**** STORED DATA

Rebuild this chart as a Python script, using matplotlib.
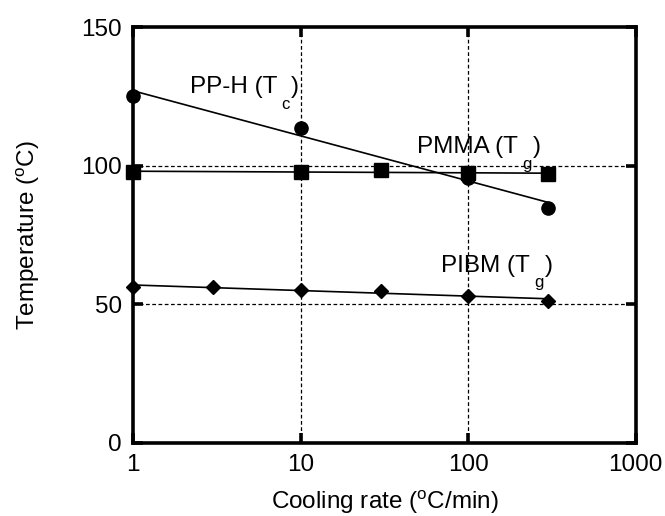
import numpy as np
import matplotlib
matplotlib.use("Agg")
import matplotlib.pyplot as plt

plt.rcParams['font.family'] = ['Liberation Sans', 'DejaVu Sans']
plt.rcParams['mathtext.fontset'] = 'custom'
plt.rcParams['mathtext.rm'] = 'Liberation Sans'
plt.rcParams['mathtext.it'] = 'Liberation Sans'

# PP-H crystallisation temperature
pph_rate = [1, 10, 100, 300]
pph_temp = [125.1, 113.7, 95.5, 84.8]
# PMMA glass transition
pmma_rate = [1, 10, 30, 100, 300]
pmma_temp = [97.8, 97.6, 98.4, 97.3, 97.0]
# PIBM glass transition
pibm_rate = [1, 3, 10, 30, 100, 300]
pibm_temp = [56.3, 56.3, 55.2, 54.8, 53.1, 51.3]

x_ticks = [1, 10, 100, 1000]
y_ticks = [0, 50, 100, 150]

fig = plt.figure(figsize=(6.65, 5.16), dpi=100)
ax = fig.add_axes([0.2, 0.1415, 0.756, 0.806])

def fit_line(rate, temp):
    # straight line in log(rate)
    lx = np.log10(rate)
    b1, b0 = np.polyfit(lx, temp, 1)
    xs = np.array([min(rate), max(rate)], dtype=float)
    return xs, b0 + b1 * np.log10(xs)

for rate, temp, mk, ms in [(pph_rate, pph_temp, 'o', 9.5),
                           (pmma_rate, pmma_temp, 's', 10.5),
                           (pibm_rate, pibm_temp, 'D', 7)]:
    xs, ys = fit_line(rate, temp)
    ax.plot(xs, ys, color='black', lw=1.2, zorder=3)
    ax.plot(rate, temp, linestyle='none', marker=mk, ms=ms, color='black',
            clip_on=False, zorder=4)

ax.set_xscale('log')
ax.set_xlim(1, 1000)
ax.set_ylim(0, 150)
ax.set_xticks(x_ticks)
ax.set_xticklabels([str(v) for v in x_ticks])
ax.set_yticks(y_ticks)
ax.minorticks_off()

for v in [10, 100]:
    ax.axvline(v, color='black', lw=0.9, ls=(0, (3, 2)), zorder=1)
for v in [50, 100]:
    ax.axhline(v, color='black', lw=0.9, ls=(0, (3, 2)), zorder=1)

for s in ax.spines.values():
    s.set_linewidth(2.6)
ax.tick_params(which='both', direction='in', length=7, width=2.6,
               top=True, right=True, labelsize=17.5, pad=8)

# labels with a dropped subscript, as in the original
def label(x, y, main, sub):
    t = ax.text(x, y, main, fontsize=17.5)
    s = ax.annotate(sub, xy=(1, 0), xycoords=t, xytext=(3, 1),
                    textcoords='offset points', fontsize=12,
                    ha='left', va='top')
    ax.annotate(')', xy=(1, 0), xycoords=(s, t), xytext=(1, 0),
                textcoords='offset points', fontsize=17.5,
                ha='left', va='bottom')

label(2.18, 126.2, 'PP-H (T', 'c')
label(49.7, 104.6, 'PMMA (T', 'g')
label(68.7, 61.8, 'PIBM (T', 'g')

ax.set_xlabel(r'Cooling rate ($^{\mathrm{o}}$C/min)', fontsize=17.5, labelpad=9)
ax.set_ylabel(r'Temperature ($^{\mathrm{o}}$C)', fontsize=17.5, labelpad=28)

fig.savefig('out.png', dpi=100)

********

WHAT NEEDS TO BE DONE
Copy every line of the data exactly as written, excluding the pictures.

COMPLETE ANSWER
Rebuild this chart as a Python script, using matplotlib.
import numpy as np
import matplotlib
matplotlib.use("Agg")
import matplotlib.pyplot as plt

plt.rcParams['font.family'] = ['Liberation Sans', 'DejaVu Sans']
plt.rcParams['mathtext.fontset'] = 'custom'
plt.rcParams['mathtext.rm'] = 'Liberation Sans'
plt.rcParams['mathtext.it'] = 'Liberation Sans'

# PP-H crystallisation temperature
pph_rate = [1, 10, 100, 300]
pph_temp = [125.1, 113.7, 95.5, 84.8]
# PMMA glass transition
pmma_rate = [1, 10, 30, 100, 300]
pmma_temp = [97.8, 97.6, 98.4, 97.3, 97.0]
# PIBM glass transition
pibm_rate = [1, 3, 10, 30, 100, 300]
pibm_temp = [56.3, 56.3, 55.2, 54.8, 53.1, 51.3]

x_ticks = [1, 10, 100, 1000]
y_ticks = [0, 50, 100, 150]

fig = plt.figure(figsize=(6.65, 5.16), dpi=100)
ax = fig.add_axes([0.2, 0.1415, 0.756, 0.806])

def fit_line(rate, temp):
    # straight line in log(rate)
    lx = np.log10(rate)
    b1, b0 = np.polyfit(lx, temp, 1)
    xs = np.array([min(rate), max(rate)], dtype=float)
    return xs, b0 + b1 * np.log10(xs)

for rate, temp, mk, ms in [(pph_rate, pph_temp, 'o', 9.5),
                           (pmma_rate, pmma_temp, 's', 10.5),
                           (pibm_rate, pibm_temp, 'D', 7)]:
    xs, ys = fit_line(rate, temp)
    ax.plot(xs, ys, color='black', lw=1.2, zorder=3)
    ax.plot(rate, temp, linestyle='none', marker=mk, ms=ms, color='black',
            clip_on=False, zorder=4)

ax.set_xscale('log')
ax.set_xlim(1, 1000)
ax.set_ylim(0, 150)
ax.set_xticks(x_ticks)
ax.set_xticklabels([str(v) for v in x_ticks])
ax.set_yticks(y_ticks)
ax.minorticks_off()

for v in [10, 100]:
    ax.axvline(v, color='black', lw=0.9, ls=(0, (3, 2)), zorder=1)
for v in [50, 100]:
    ax.axhline(v, color='black', lw=0.9, ls=(0, (3, 2)), zorder=1)

for s in ax.spines.values():
    s.set_linewidth(2.6)
ax.tick_params(which='both', direction='in', length=7, width=2.6,
               top=True, right=True, labelsize=17.5, pad=8)

# labels with a dropped subscript, as in the original
def label(x, y, main, sub):
    t = ax.text(x, y, main, fontsize=17.5)
    s = ax.annotate(sub, xy=(1, 0), xycoords=t, xytext=(3, 1),
                    textcoords='offset points', fontsize=12,
                    ha='left', va='top')
    ax.annotate(')', xy=(1, 0), xycoords=(s, t), xytext=(1, 0),
                textcoords='offset points', fontsize=17.5,
                ha='left', va='bottom')

label(2.18, 126.2, 'PP-H (T', 'c')
label(49.7, 104.6, 'PMMA (T', 'g')
label(68.7, 61.8, 'PIBM (T', 'g')

ax.set_xlabel(r'Cooling rate ($^{\mathrm{o}}$C/min)', fontsize=17.5, labelpad=9)
ax.set_ylabel(r'Temperature ($^{\mathrm{o}}$C)', fontsize=17.5, labelpad=28)

fig.savefig('out.png', dpi=100)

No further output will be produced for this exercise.